The Centre for Policy Research, a leading think tank in Delhi, hosts a monthly urbanization forum, bringing experts from across India and the world to shed light on India’s ongoing and rapid era of urbanization.
We all know the overwhelming, even numbing, statistics surrounding urbanization in India’s already densely populated cities. By 2030, Delhi will have 46 million people and be the largest urban agglomeration in the world. But beyond the numbers—let’s be honest, the low and high estimates of urban population growth both demand immediate policy attention and government action—the real questions revolve around what character these cities will assume. For whom will they be built? What will the aspirations be of the people who fill their streets? What agendas will shape municipal policy? These questions are crucial to the work I’m involved with as an AIF fellow placed at micro Home Solutions, whose mission is to create inclusive cities.
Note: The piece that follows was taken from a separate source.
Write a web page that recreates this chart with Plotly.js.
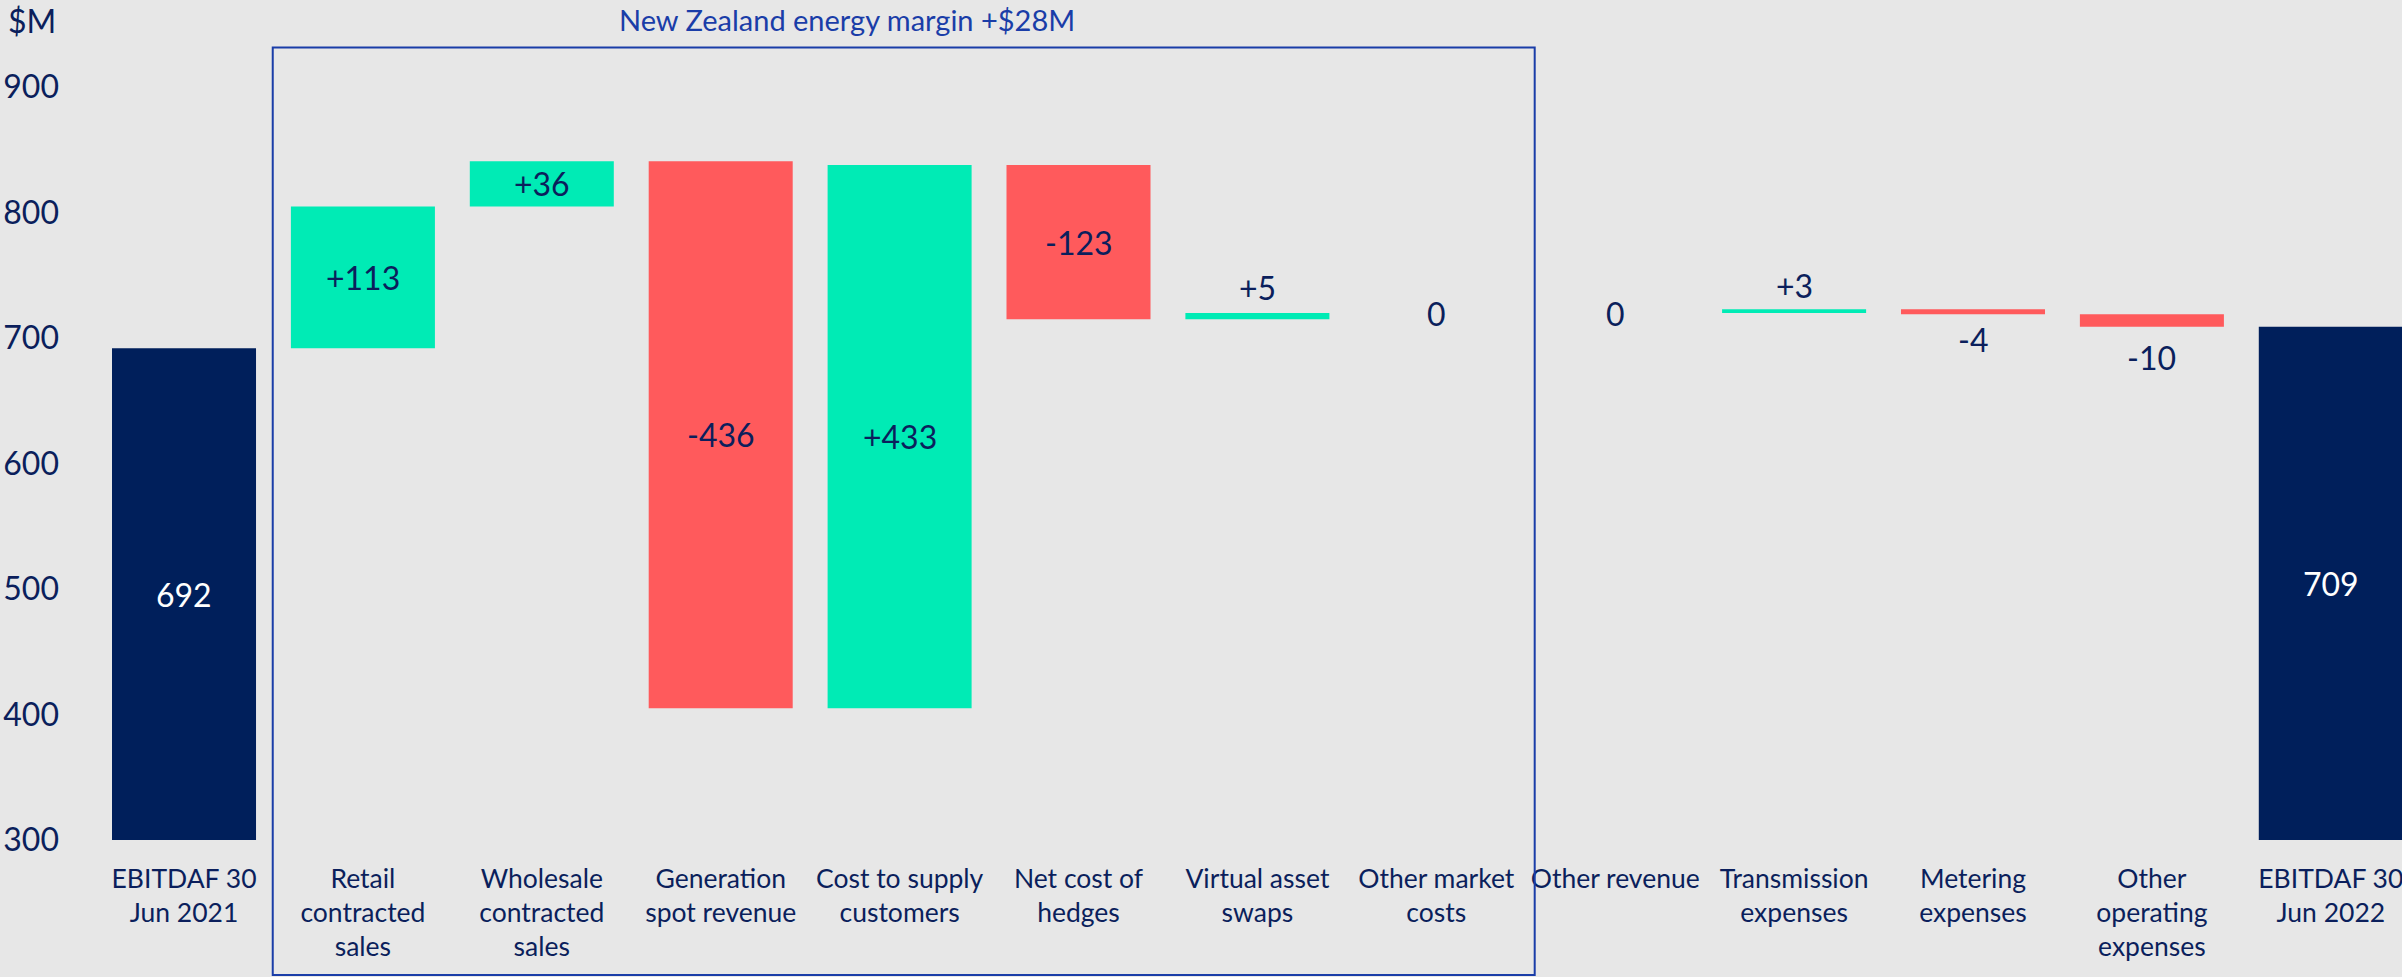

To offer a comparative perspective on these issues, CPR’s forum this month brought Patrick Heller, a political sociologist who compares cities, citizenships and urban governance. His presentation examined Brazilian, South African and Indian cities, defining each according to an urban paradigm that shapes how the city grows and how its citizens take part in that growth. He called South African cities growth machines, where the dominant agenda is developer-driven economic expansion, at the expense of everything else—environment, progressive race relations, socio-economic mobility. Brazilian urban centres are “social cities,” according to Heller, where the long-term agenda is inclusivity and the governance structure is highly democratic and participatory.
Even though he suggested that developer-ruled places like Gurgaon seem similar to the South African model, Heller expressed that the defining paradigm of Indian cities is yet to be determined. Both economic and social change is happening so quickly that the nature of India’s cities is still unfolding; there is no “machine,” neither for growth nor for social inclusion. To illuminate this historical moment, Heller turns to a term anthropologist Arjun Appadurai used to describe Mumbai’s poor: “citizens without a city.” Even in a democracy, citizens have extremely few institutionalized channels they can use to seek redress when their rights are violated. Even fewer are these channels for those who live in “informality”—in informal settlements, with informal jobs, with access only to informal services.
If Patrick Heller is right, that India’s cities now face a critical juncture, then perhaps the most important variable in the urban equation is governance. Going forward, the state will inevitably play an enormous role, through what it does and what it fails to do. Will it support the parochial interests of a few and use clientalist politics to maintain the appearance of democracy? Or will it manage to build a “city” in the true sense, a place of civic participation where the associations of caste and class are less important than citizens’ equal ability to govern themselves? As cities mushroom and resources like land and water become ever scarcer, the stakes of urban governance have never been higher.